Tick/Attributes/Joins/FStatements Interview Questions Flashcards
Name each attribute in KDB.
Sorted (#s), Unique (#u), Parted (#p) & Grouped (#g).
Where and why would you use the #s attribute.
To lists/columns that are sorted in ascending order. Allows for binary search.
Where and why would you use the #u attribute.
To a group of distinct items such as a key-column/domain. Allows to speed up searches (distinct etc.), allows q to exit some comparisons early.
Where and why would you use the #p attribute.
On lists where the items are contiguous. Creates an internal map via the position of the first output of each occurrence. Once the first instance is found, data retrieval is quick .
Where and why would you use the #g attribute.
On lists where there is no apparent structure. Maps each output to a list of positions. Speeds up select where queries. (Large overhead of memory)
Rank the attributes in terms of memory overhead.

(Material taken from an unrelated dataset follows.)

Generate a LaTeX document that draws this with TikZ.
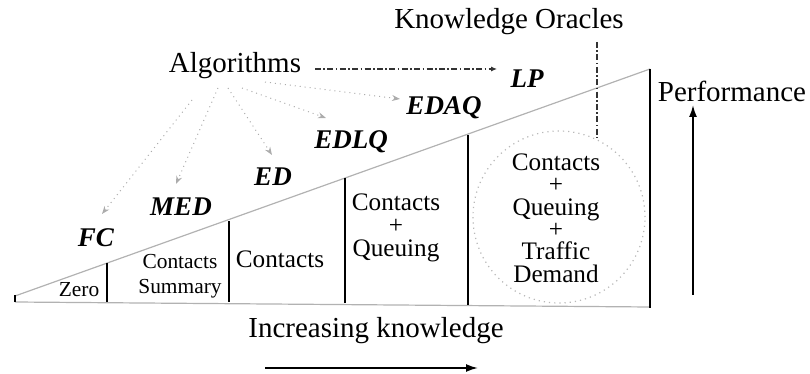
\documentclass[tikz,border=0pt]{standalone}
\usepackage{fontspec}
\setmainfont{Liberation Serif}
\usetikzlibrary{arrows.meta}
\begin{document}
\begin{tikzpicture}[x=0.5pt,y=-0.5pt,
  big/.style={font=\fontsize{14.5}{17}\selectfont, inner sep=0pt},
  alg/.style={font=\fontsize{13.5}{16}\selectfont\bfseries\itshape, inner sep=0pt},
  boxtxt/.style={font=\fontsize{12.6}{11.5}\selectfont, inner sep=0pt, align=center},
  smalltxt/.style={font=\fontsize{10.7}{12.5}\selectfont, inner sep=0pt, align=center},
  wall/.style={line width=0.8pt, black},
  slope/.style={gray!60, line width=0.6pt},
  pointer/.style={gray!65, dotted, line width=0.5pt, -{Stealth[length=4pt,width=3pt]}},
  dashdot/.style={line width=0.6pt, black!80, dash pattern=on 3pt off 1.2pt on 0.8pt off 1.2pt},
  bigarrow/.style={line width=0.9pt, -{Latex[length=6pt,width=4pt]}}
]
\useasboundingbox (0,0) rectangle (810,374);

% staircase
\draw[slope] (15,296) -- (650,69);
\draw[slope] (15,302) -- (650,307);
\draw[wall] (15,295) -- (15,302);
\draw[wall] (107,263) -- (107,302);
\draw[wall] (229,221) -- (229,302);
\draw[wall] (345,178) -- (345,303);
\draw[wall] (468,135) -- (468,305);
\draw[wall] (650,69) -- (650,308);

% box contents
\node[smalltxt] (zero) at (79,290) {Zero};
\node[smalltxt] (cs) at (180,276) {Contacts\\Summary};
\node[boxtxt] (c) at (280,259) {Contacts};
\node[boxtxt] (cq) at (396,228) {Contacts\\+\\Queuing};
\node[circle, draw=gray!55, dotted, line width=0.6pt, minimum size=86pt, inner sep=0pt] (oracle) at (559,217) {};
\node[boxtxt, font=\fontsize{12.6}{11.2}\selectfont] (cqt) at (556,218) {Contacts\\+\\Queuing\\+\\Traffic\\Demand};

% algorithm labels
\node[alg] (FC) at (96,238) {FC};
\node[alg] (MED) at (181,207) {MED};
\node[alg] (ED) at (273,177) {ED};
\node[alg] (EDLQ) at (351,142) {EDLQ};
\node[alg] (EDAQ) at (444,108) {EDAQ};
\node[alg] (LP) at (527,79) {LP};

\node[big] (alg) at (235,66) {Algorithms};
\node[big] (ko) at (509,22) {Knowledge Oracles};
\node[big] (perf) at (732,91) {Performance};
\node[big] (inc) at (376,331) {Increasing knowledge};

% pointers from Algorithms to the algorithm labels
\coordinate (s1) at (192,100); \coordinate (e1) at (102,214);
\coordinate (s2) at (218,88);  \coordinate (e2) at (176,184);
\coordinate (s3) at (228,88);  \coordinate (e3) at (272,155);
\coordinate (s4) at (242,88);  \coordinate (e4) at (326,118);
\coordinate (s5) at (265,82);  \coordinate (e5) at (400,99);
\draw[pointer] (s1) -- (e1);
\draw[pointer] (s2) -- (e2);
\draw[pointer] (s3) -- (e3);
\draw[pointer] (s4) -- (e4);
\draw[pointer] (s5) -- (e5);

% dash-dot connectors
\coordinate (h1) at (315,69);
\draw[dashdot, shorten >=6.5pt, -{Latex[length=3pt,width=2.5pt,open]}] (h1) -- (h1 -| LP.west);
\coordinate (kot) at (597,42);
\draw[dashdot, shorten >=-4pt] (kot) -- (kot |- oracle.north);

% big arrows
\coordinate (pa1) at (693,295); \coordinate (pa2) at (693,105);
\draw[bigarrow] (pa1) -- (pa2);
\coordinate (ia1) at (265,368); \coordinate (ia2) at (478,368);
\draw[bigarrow] (ia1) -- (ia2);
\end{tikzpicture}
\end{document}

- Grouped (large memory usage)
- Unique
- Parted
- Sorted (no memory)
Name the 5 types of joins.
Simple Join (,), Inner Join (ij), Left Join (lj), Union Join (uj) & Asof Join (aj).
Explain ij.
Joins columns of t1 which have an entry in the key column of t2. t2 must be keyed. It’s key columns must be columns of t1.
Explain lj.
Joins columns of t1 along the matching columns of t2. Returns a record of every entry of t1 regardless of whether it appears in t2 or not.
Explain uj.
Joins two tables vertically. No need for keys or columns of the same name sharing data types. Often used to join trade and quote and sort ascending by time.
Explain aj.
Joining tables with reference to time. Used for getting the prevailing quote at the time of a trade. aj[‘sym; ‘time; trade; quote]. First argument is column to search on (sym), second argument is column to join on (time).

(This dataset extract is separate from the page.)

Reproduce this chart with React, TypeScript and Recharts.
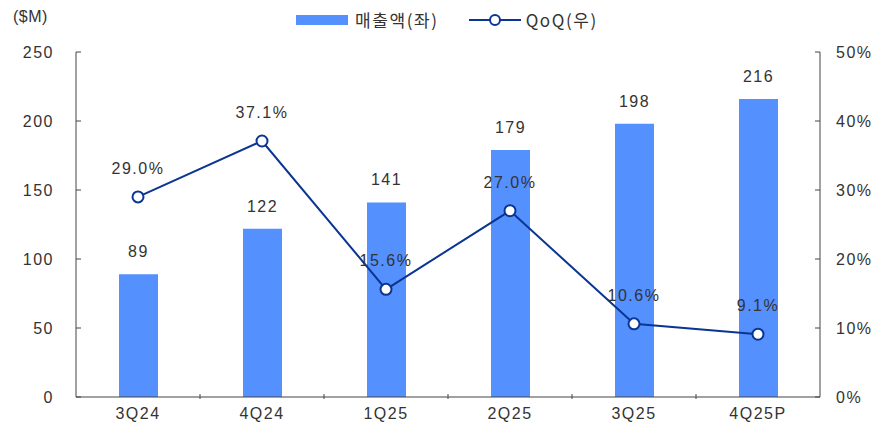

What attributes would you use with asof join?
Apply the grouped attribute to the sym column on the quote table to aid finding the prevailing quote. If the table is on disk, apply the parted attribute.
What is the syntax of functional select/exec?
?[t;c;b;a]
t = a table
c = a list of where specifications
b = a dictionary of grouping constraints
a = a dictionary of aggregates
What is the 5th argument in a functional select?
The window argument. Used for returning rows. If the fifth argument was 5 it would return the first five rows.
What is the 6th argument in a functional select?
The indices specification argument. Used for specifying the indices of the table table that you want.
What is the syntax for functional exec?
?[table;();();()].
What is the syntax for functional update?
![t;c;b; updatedColumns]
What is the syntax for functional delete?
![t;c;0b;a]
a = list of symbols referring to columns to be removed.
t + c same as select.
a or c to be present not both.
Why are functional statements used instead of qSql queries?
Allows users to dynamically select columns and build where clauses.
Avoiding overly complicated and long qSql statements.
What does fby do?
function-by. Applies aggregate functions to each member of the group selected. Saves you having to create an intermediary table and doing a left join.
Give an example of fby?
select from t where they price>(avg;price) fby (sym;size).
This is selecting each sym and sizes in the table whose price exceeds the average price of the whole table.
What is a compound column?
A column which contains lists.
How will a compound column appear on disk?
2 columns associated. A name file and a name# file. name# stores flattened values of the column. The name file will hold the count of each list in the column.
How would you query a string column in a HDB?
Using “like”, select from t where ID like “abc” or using adverbs (~:) select from t where ID ~: “abc”.
Why is a compound column split into two separate files?
To speed up queries. Scanning an index file is faster than scanning one large general list. The trade off is memory.
How would you set the q timer.
-t in the command line or \t in a q session. Timer logic is defined in .z.ts.
What arguments does .z.ts take?
The current time stamp.
What’s the difference between scan and over?
Over will operate on a list so that the 2nd argument is applied iteratively to the 1st and it only returns a final result. Scan operates the same but returns intermediary results.
Give an example of scan and over in use.
+/ (over) +\ (scan). (+) over 1 2 3 (+) scan 1 2 3
What are the pros and cons of using strings to store data?
Pros: They don’t need to be enumerated so they will not bloat the sym file.
They can be easily changed if needed.
Cons: Queries are slower than symbols. Cannot use = or ~ without adverbs. Require compound columns to speed up queries which take up memory.
What is a namespace?
Containers within a kdb workspace used to conveniently divide an application between modules, logically divide code into callable libraries and avoid name clashes.
How can you create a namespace?
Directly assigning a variable containing the dot notation or by moving into a namespace using \d.
What is meant by protected execution?
(Also the two forms of functional amend)
@ and . operators to provide meaningful error responses.
How would you calculate VWAP per sym for a table?
select vwap: size wavg price by sym from trade.